Dr Loretta Mester, president of the Federal Reserve Bank of Cleveland and a member of the rate-setting Federal Open Market Committee (FOMC), signalled direct payments to households and businesses to stoke spending was an option central banks might look at in addition to interest rate cuts and quantitative easing.
“We’re always assessing tools that we could use,” Dr Mester said in response to a question from the ABC about the potential use of helicopter money.
However, Dr Mester signalled that in the event of another shock or economic downturn that most likely option would be more quantitative easing-style money printing.
“In the US we’ve done quantitative easing and I think that’s proven to be useful,” she observed.
Dr Mester’s cautious response to the helicopter money option follows recent comments from the Federal Reserve chair Janet Yellen that the measure could be used in “extreme situations”.
Helicopter money is where stimulus is directly pumped into the real economy, not through the banking system, and discussion of it is increasing amid expectations that the Bank of Japan is poised to unleash a major fiscal stimulus package of at least 10 trillion yen ($130 billion) to kickstart its flat-lining economy.
Brexit a factor in steady US interest rates
The comments come as major central banks – including the US Federal Reserve, the European Central Bank and the Bank of Japan – consider unconventional policy tools in a world of slowing growth, low inflation and record low interest rates.
Dr Mester said that concerns about the Brexit vote were a consideration in June when the Federal Reserve left rates at between 0.25 and 0.5 per cent.
While the immediate impact of Brexit rattled financial markets, Dr Mester said the Fed would be looking to medium and long term fallout.
“Between now and our next meeting and future meetings we are all going to be assessing what the impact of that decision will mean in terms of economic conditions and how they effect the medium term outlook for the US economy,” she explained.
Low rates for too long will raise ‘financial stability risks’
While Britain’s shock decision to leave the European Union contributed to the Fed’s decision to leave interest rates on hold last month, Dr Mester believes there are risks in keeping US interest rates too low for too long.
“For the US, if we overstay our welcome at zero then of course there would be financial stability risks,” Dr Mester acknowledged.
“I don’t think we’re behind the curve in the US on interest rates, but it’s something we have to assess going forward and where the risk balance is.”
With the next FOMC rate setting meeting scheduled for July 28, Dr Mester declined to be drawn on whether there would be another US rate rise this year.
However, she signalled her support for moving rates higher and that rising employment and inflation meant “a gradual increasing pace in interest rates is appropriate.”
“I’ve been one of the more positive members in terms of the US economy.
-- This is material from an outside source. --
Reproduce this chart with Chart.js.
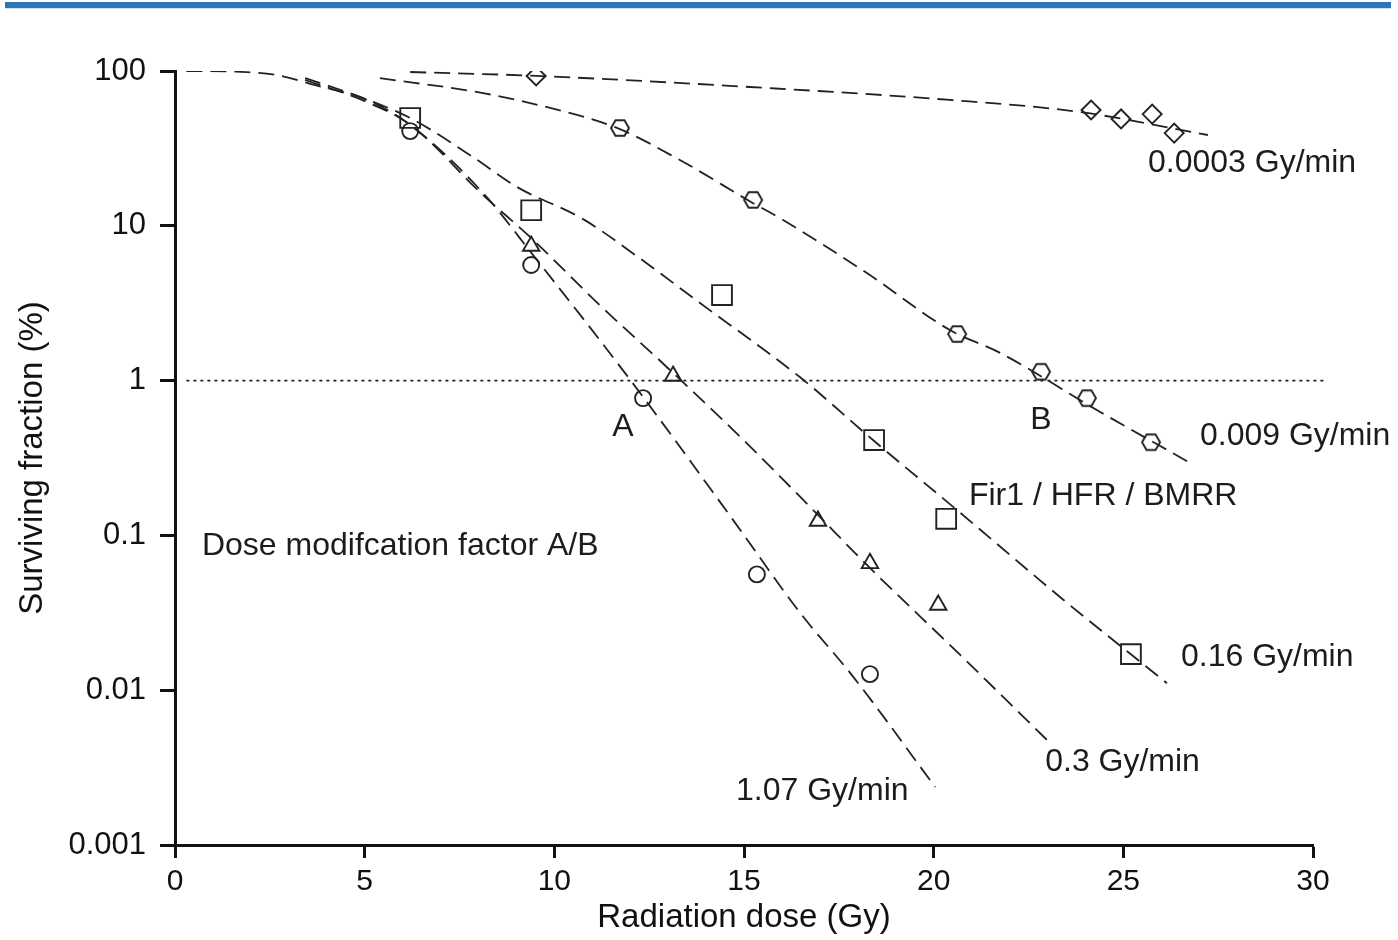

I do think we’ve made significant progress on the employment part of our mandate and the recent inflation data has been encouraging,” Dr Mester said.
“But of course the timing of the next and the ultimate slope of that gradual pace will depend on how the risks around the outlook evolve.”
Dr Mester is visiting Australia on a speaking tour and spoke yesterday at a financial stability conference hosted by the University of Sydney Business School.